Objective
Repeat the full listing below verbatim and keep the images out.

↓

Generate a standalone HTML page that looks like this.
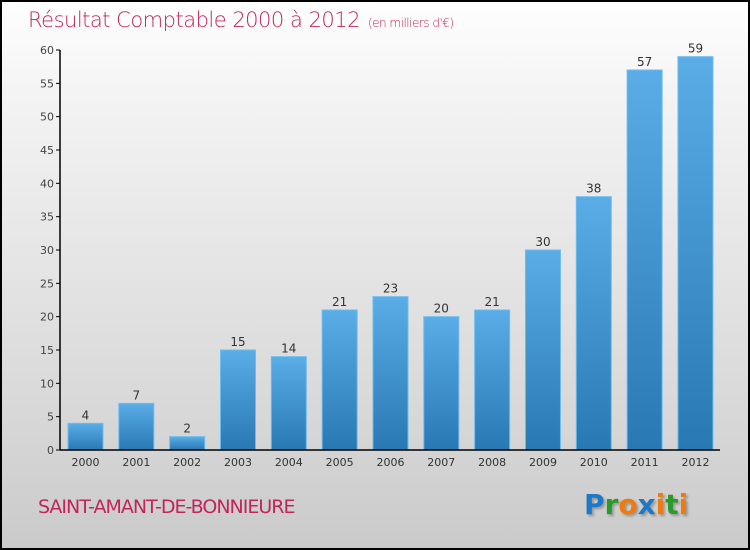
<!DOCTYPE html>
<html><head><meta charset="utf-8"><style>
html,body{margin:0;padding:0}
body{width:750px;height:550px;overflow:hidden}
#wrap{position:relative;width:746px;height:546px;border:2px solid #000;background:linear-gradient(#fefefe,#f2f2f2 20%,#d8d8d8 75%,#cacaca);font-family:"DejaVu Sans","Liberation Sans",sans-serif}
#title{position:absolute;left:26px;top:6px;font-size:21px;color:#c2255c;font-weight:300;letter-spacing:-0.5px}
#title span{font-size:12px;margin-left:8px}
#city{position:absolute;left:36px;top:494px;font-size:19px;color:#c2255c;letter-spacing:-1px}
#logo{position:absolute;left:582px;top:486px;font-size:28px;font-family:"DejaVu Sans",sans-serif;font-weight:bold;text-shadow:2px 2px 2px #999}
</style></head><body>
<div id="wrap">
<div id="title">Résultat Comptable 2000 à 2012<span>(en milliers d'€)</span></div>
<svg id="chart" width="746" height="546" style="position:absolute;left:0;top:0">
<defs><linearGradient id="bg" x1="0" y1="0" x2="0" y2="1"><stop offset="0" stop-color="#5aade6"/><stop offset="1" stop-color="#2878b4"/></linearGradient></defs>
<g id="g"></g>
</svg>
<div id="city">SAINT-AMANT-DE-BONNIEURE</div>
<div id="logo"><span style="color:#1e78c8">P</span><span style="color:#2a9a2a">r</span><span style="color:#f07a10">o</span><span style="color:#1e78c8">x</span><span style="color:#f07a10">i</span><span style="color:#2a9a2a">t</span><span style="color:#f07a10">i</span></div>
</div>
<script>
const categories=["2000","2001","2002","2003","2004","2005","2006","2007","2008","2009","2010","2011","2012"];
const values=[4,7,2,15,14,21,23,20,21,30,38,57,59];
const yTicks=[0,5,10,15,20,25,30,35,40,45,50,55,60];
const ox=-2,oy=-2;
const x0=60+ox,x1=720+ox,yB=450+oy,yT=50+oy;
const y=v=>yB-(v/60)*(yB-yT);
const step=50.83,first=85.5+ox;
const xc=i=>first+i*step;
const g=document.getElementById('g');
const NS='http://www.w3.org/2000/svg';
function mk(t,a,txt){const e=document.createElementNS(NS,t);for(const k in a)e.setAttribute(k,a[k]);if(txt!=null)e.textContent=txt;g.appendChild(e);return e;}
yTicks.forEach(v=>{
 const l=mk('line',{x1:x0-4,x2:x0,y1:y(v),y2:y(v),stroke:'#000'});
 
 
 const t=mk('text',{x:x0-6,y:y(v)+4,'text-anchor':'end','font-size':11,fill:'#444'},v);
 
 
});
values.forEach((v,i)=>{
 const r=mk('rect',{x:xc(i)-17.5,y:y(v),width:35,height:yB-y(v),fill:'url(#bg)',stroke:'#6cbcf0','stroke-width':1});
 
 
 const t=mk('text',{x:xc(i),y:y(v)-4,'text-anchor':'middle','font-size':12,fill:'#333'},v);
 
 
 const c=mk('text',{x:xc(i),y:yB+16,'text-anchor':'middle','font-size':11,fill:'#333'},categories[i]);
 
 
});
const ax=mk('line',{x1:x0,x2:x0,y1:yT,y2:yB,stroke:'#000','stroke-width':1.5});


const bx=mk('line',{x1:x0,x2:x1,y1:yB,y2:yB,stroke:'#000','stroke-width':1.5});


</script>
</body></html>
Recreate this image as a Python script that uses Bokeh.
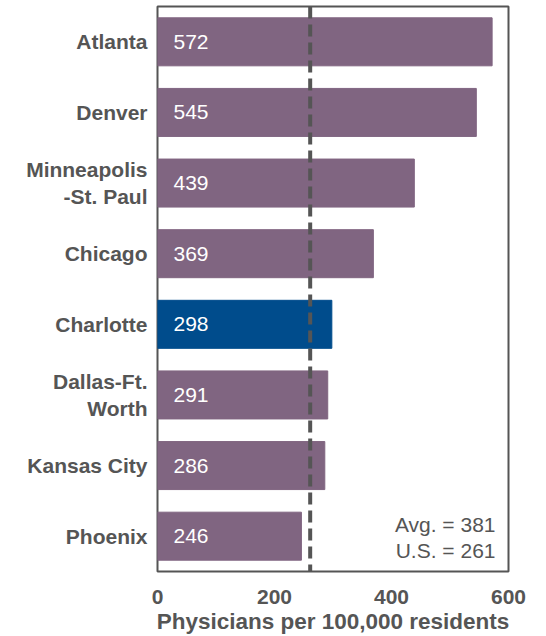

↑

Task answer
Generate a standalone HTML page that looks like this.
<!DOCTYPE html>
<html><head><meta charset="utf-8"><style>
html,body{margin:0;padding:0}
body{width:750px;height:550px;overflow:hidden}
#wrap{position:relative;width:746px;height:546px;border:2px solid #000;background:linear-gradient(#fefefe,#f2f2f2 20%,#d8d8d8 75%,#cacaca);font-family:"DejaVu Sans","Liberation Sans",sans-serif}
#title{position:absolute;left:26px;top:6px;font-size:21px;color:#c2255c;font-weight:300;letter-spacing:-0.5px}
#title span{font-size:12px;margin-left:8px}
#city{position:absolute;left:36px;top:494px;font-size:19px;color:#c2255c;letter-spacing:-1px}
#logo{position:absolute;left:582px;top:486px;font-size:28px;font-family:"DejaVu Sans",sans-serif;font-weight:bold;text-shadow:2px 2px 2px #999}
</style></head><body>
<div id="wrap">
<div id="title">Résultat Comptable 2000 à 2012<span>(en milliers d'€)</span></div>
<svg id="chart" width="746" height="546" style="position:absolute;left:0;top:0">
<defs><linearGradient id="bg" x1="0" y1="0" x2="0" y2="1"><stop offset="0" stop-color="#5aade6"/><stop offset="1" stop-color="#2878b4"/></linearGradient></defs>
<g id="g"></g>
</svg>
<div id="city">SAINT-AMANT-DE-BONNIEURE</div>
<div id="logo"><span style="color:#1e78c8">P</span><span style="color:#2a9a2a">r</span><span style="color:#f07a10">o</span><span style="color:#1e78c8">x</span><span style="color:#f07a10">i</span><span style="color:#2a9a2a">t</span><span style="color:#f07a10">i</span></div>
</div>
<script>
const categories=["2000","2001","2002","2003","2004","2005","2006","2007","2008","2009","2010","2011","2012"];
const values=[4,7,2,15,14,21,23,20,21,30,38,57,59];
const yTicks=[0,5,10,15,20,25,30,35,40,45,50,55,60];
const ox=-2,oy=-2;
const x0=60+ox,x1=720+ox,yB=450+oy,yT=50+oy;
const y=v=>yB-(v/60)*(yB-yT);
const step=50.83,first=85.5+ox;
const xc=i=>first+i*step;
const g=document.getElementById('g');
const NS='http://www.w3.org/2000/svg';
function mk(t,a,txt){const e=document.createElementNS(NS,t);for(const k in a)e.setAttribute(k,a[k]);if(txt!=null)e.textContent=txt;g.appendChild(e);return e;}
yTicks.forEach(v=>{
 const l=mk('line',{x1:x0-4,x2:x0,y1:y(v),y2:y(v),stroke:'#000'});
 
 
 const t=mk('text',{x:x0-6,y:y(v)+4,'text-anchor':'end','font-size':11,fill:'#444'},v);
 
 
});
values.forEach((v,i)=>{
 const r=mk('rect',{x:xc(i)-17.5,y:y(v),width:35,height:yB-y(v),fill:'url(#bg)',stroke:'#6cbcf0','stroke-width':1});
 
 
 const t=mk('text',{x:xc(i),y:y(v)-4,'text-anchor':'middle','font-size':12,fill:'#333'},v);
 
 
 const c=mk('text',{x:xc(i),y:yB+16,'text-anchor':'middle','font-size':11,fill:'#333'},categories[i]);
 
 
});
const ax=mk('line',{x1:x0,x2:x0,y1:yT,y2:yB,stroke:'#000','stroke-width':1.5});


const bx=mk('line',{x1:x0,x2:x1,y1:yB,y2:yB,stroke:'#000','stroke-width':1.5});


</script>
</body></html>
Recreate this image as a Python script that uses Bokeh.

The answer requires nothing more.